The faculty of the University’s College of Arts & Sciences voted on Oct. 18 to permanently adopt its New College Curriculum, which has been utilized voluntarily by some undergraduate students since Fall 2017 on a trial basis. Providing new, uniform requirements for students in the College to fulfill their General Education obligations, the New Curriculum marks the first significant, comprehensive changes to the University’s undergraduate model of education in more than 40 years.
The New College Curriculum differs from the University’s previous model in that it features smaller, so-called “Engagement” courses intended specifically for first-year undergraduates. “Engagements” are designed to “help students develop intellectual sensibilities” and are titled Engaging Aesthetics, Engaging Differences, Empirical and Scientific Engagement, and Ethical Engagement. In addition, as in the past, students must satisfy writing, quantitative, and foreign language requirements.

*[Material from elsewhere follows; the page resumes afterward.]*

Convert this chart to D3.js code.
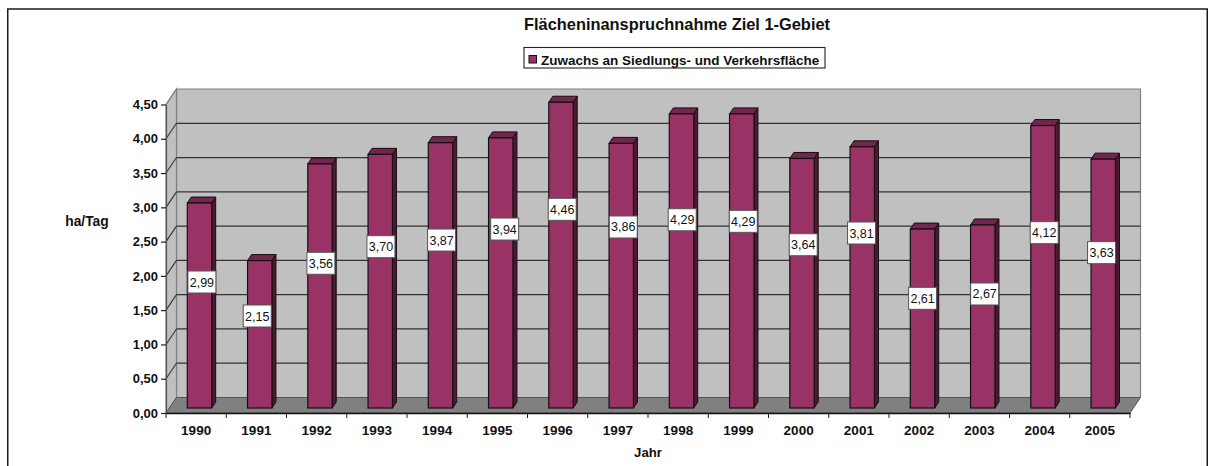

Senior Vice Provost of Stanford University, Harry Elam, reviewed the program as an external advisor for Virginia. Elam complimented the “well-designed” framework of the curriculum.
“As the cornerstone of the New College Curriculum, the Engagements courses are truly exciting,” Elam said, predicting that “as such, [the New College Curriculum] may prove to be an innovative model that other institutions emulate.”
During its inaugural Fall 2017 semester, 500 students opted to participate in the New College Curriculum rather than choosing the traditional route. Now in the midst of the Fall 2019 semester, University administrators have seen that number ratchet up to 1,900 as more students have joined the program.
University Dean Ian Baucom, who serves in the College of Arts and Sciences, expressed his approval of the outcome of Friday’s vote.
“The fact that our faculty voted to affirm the new curriculum is not only significant for UVA, it is a milestone in American higher education,” Baucom told UVA Today. “We’re staking a claim on the power of a liberal arts education in the 21st century with a unique new approach that will better prepare our students for an increasingly complex and interconnected world…I can’t overstate how excited I am for our students or how proud I am of our faculty for taking this on.”
Though the program has officially received the stamp of approval by University faculty, a group of “College Fellows,” a rotating cohort of professors across academic departments and directly impacted by the new measures, will continue to evaluate the New College Curriculum in order to strengthen the model and respond to student concerns.
In 2017, during the early stages of the new system’s pilot program, Professor of History and Latin American Studies Herbert “Tico” Braun told WUVA his reasons for supporting the redesign of longstanding academic traditions at the University.
“There is a lot of nervous energy in the Engagements that is contagious. The students are a bit nervous, of course,” said Braun, “but we the faculty are on edge too. The students and the faculty sense that we are on a common voyage. As scholars and teachers we are not delivering knowledge so much as we are asking questions. So we are both exploring together. My hope is that…the New Curriculum, and the Engagements in particular, will be a reason for which students apply to the University and want to come here.”